• **Task statement**: All lines below must be repeated exactly, with the pictures omitted.

• **Recorded information**:
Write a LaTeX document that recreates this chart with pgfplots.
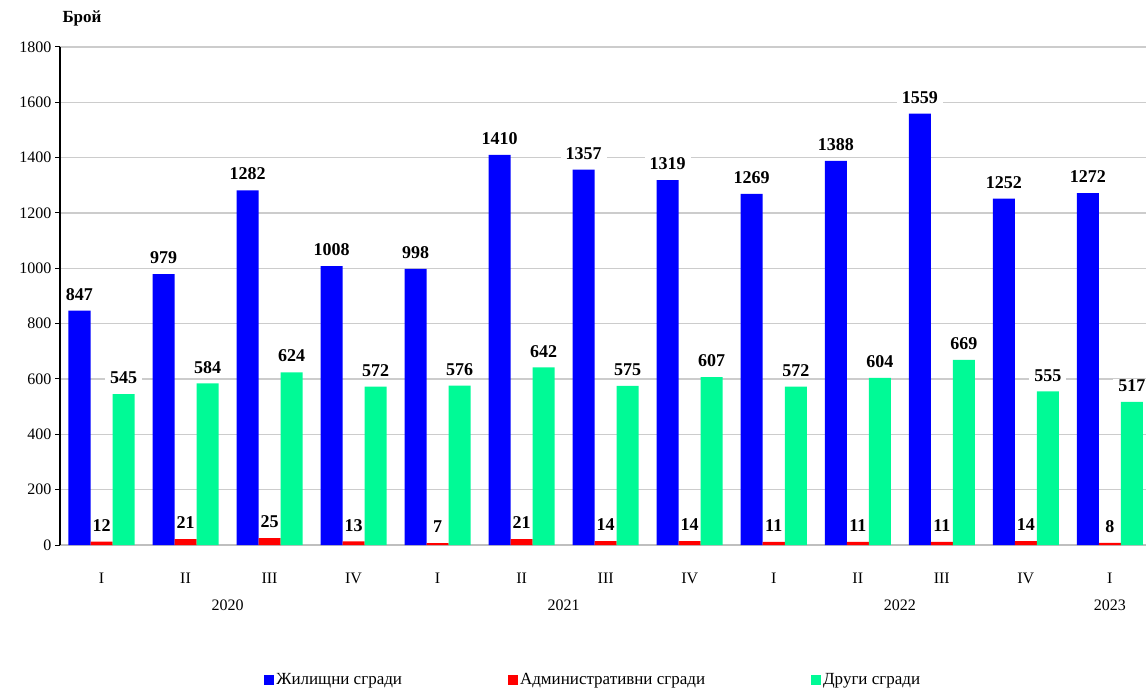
\documentclass[border=0pt]{standalone}
\usepackage{fontspec}
\setmainfont{Liberation Serif}
\usepackage{pgfplots}
\pgfplotsset{compat=1.18}
\definecolor{cBlue}{RGB}{0,0,255}
\definecolor{cRed}{RGB}{255,0,0}
\definecolor{cGreen}{RGB}{0,250,150}
\newcommand{\fs}{\fontsize{16}{19}\selectfont}
\newcommand{\fl}{\fontsize{18}{21}\selectfont}
\newcommand{\fg}{\fontsize{17}{20}\selectfont}
\begin{document}
\begin{tikzpicture}
\begin{axis}[
  scale only axis, width=1086pt, height=498pt,
  at={(0pt,0pt)}, anchor=south west,
  ybar=0pt, bar width=0.262,
  xmin=-0.494, xmax=12.43, ymin=0, ymax=1800,
  ytick={0,200,...,1800},
  xtick={0,...,12},
  xticklabels={I,II,III,IV,I,II,III,IV,I,II,III,IV,I},
  axis x line*=bottom, axis y line*=left,
  x axis line style={draw=gray!50, line width=1.3pt},
  y axis line style={draw=black, line width=1.3pt},
  major x tick style={draw=none},
  major y tick style={draw=black, line width=1pt},
  tick align=outside, major tick length=5pt,
  ymajorgrids, grid style={draw=gray!40, line width=1.3pt},
  /pgf/number format/assume math mode=true,
  /pgf/number format/1000 sep={},
  tick label style={font=\fs},
  xticklabel style={yshift=-19pt},
  nodes near coords,
  every node near coord/.append style={font=\bfseries\fl, fill=white, inner xsep=5pt, inner ysep=1pt, yshift=9pt},
  clip=false,
  legend columns=3,
  legend style={at={(0.491,-0.271)}, anchor=center, draw=none, font=\fg,
    /tikz/every even column/.append style={column sep=104pt}},
  legend image code/.code={\fill[#1] (0pt,-5pt) rectangle (10pt,5pt);},
]
\addplot[draw=none, fill=cBlue] coordinates {(0,847) (1,979) (2,1282) (3,1008) (4,998) (5,1410) (6,1357) (7,1319) (8,1269) (9,1388) (10,1559) (11,1252) (12,1272)};
\addplot[draw=none, fill=cRed, every node near coord/.append style={inner xsep=1pt}] coordinates {(0,12) (1,21) (2,25) (3,13) (4,7) (5,21) (6,14) (7,14) (8,11) (9,11) (10,11) (11,14) (12,8)};
\addplot[draw=none, fill=cGreen] coordinates {(0,545) (1,584) (2,624) (3,572) (4,576) (5,642) (6,575) (7,607) (8,572) (9,604) (10,669) (11,555) (12,517)};
\legend{Жилищни сгради, Административни сгради, Други сгради}
\node[font=\fs, yshift=-60pt] at (axis cs:1.5,0) {2020};
\node[font=\fs, yshift=-60pt] at (axis cs:5.5,0) {2021};
\node[font=\fs, yshift=-60pt] at (axis cs:9.5,0) {2022};
\node[font=\fs, yshift=-60pt] at (axis cs:12,0) {2023};
\end{axis}
\node[font=\bfseries\fg] at (22pt,527pt) {Брой};
\pgfresetboundingbox
\useasboundingbox (-60pt,-148pt) rectangle (1086pt,545pt);
\end{tikzpicture}
\end{document}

• **Expected answer**:
Write a LaTeX document that recreates this chart with pgfplots.
\documentclass[border=0pt]{standalone}
\usepackage{fontspec}
\setmainfont{Liberation Serif}
\usepackage{pgfplots}
\pgfplotsset{compat=1.18}
\definecolor{cBlue}{RGB}{0,0,255}
\definecolor{cRed}{RGB}{255,0,0}
\definecolor{cGreen}{RGB}{0,250,150}
\newcommand{\fs}{\fontsize{16}{19}\selectfont}
\newcommand{\fl}{\fontsize{18}{21}\selectfont}
\newcommand{\fg}{\fontsize{17}{20}\selectfont}
\begin{document}
\begin{tikzpicture}
\begin{axis}[
  scale only axis, width=1086pt, height=498pt,
  at={(0pt,0pt)}, anchor=south west,
  ybar=0pt, bar width=0.262,
  xmin=-0.494, xmax=12.43, ymin=0, ymax=1800,
  ytick={0,200,...,1800},
  xtick={0,...,12},
  xticklabels={I,II,III,IV,I,II,III,IV,I,II,III,IV,I},
  axis x line*=bottom, axis y line*=left,
  x axis line style={draw=gray!50, line width=1.3pt},
  y axis line style={draw=black, line width=1.3pt},
  major x tick style={draw=none},
  major y tick style={draw=black, line width=1pt},
  tick align=outside, major tick length=5pt,
  ymajorgrids, grid style={draw=gray!40, line width=1.3pt},
  /pgf/number format/assume math mode=true,
  /pgf/number format/1000 sep={},
  tick label style={font=\fs},
  xticklabel style={yshift=-19pt},
  nodes near coords,
  every node near coord/.append style={font=\bfseries\fl, fill=white, inner xsep=5pt, inner ysep=1pt, yshift=9pt},
  clip=false,
  legend columns=3,
  legend style={at={(0.491,-0.271)}, anchor=center, draw=none, font=\fg,
    /tikz/every even column/.append style={column sep=104pt}},
  legend image code/.code={\fill[#1] (0pt,-5pt) rectangle (10pt,5pt);},
]
\addplot[draw=none, fill=cBlue] coordinates {(0,847) (1,979) (2,1282) (3,1008) (4,998) (5,1410) (6,1357) (7,1319) (8,1269) (9,1388) (10,1559) (11,1252) (12,1272)};
\addplot[draw=none, fill=cRed, every node near coord/.append style={inner xsep=1pt}] coordinates {(0,12) (1,21) (2,25) (3,13) (4,7) (5,21) (6,14) (7,14) (8,11) (9,11) (10,11) (11,14) (12,8)};
\addplot[draw=none, fill=cGreen] coordinates {(0,545) (1,584) (2,624) (3,572) (4,576) (5,642) (6,575) (7,607) (8,572) (9,604) (10,669) (11,555) (12,517)};
\legend{Жилищни сгради, Административни сгради, Други сгради}
\node[font=\fs, yshift=-60pt] at (axis cs:1.5,0) {2020};
\node[font=\fs, yshift=-60pt] at (axis cs:5.5,0) {2021};
\node[font=\fs, yshift=-60pt] at (axis cs:9.5,0) {2022};
\node[font=\fs, yshift=-60pt] at (axis cs:12,0) {2023};
\end{axis}
\node[font=\bfseries\fg] at (22pt,527pt) {Брой};
\pgfresetboundingbox
\useasboundingbox (-60pt,-148pt) rectangle (1086pt,545pt);
\end{tikzpicture}
\end{document}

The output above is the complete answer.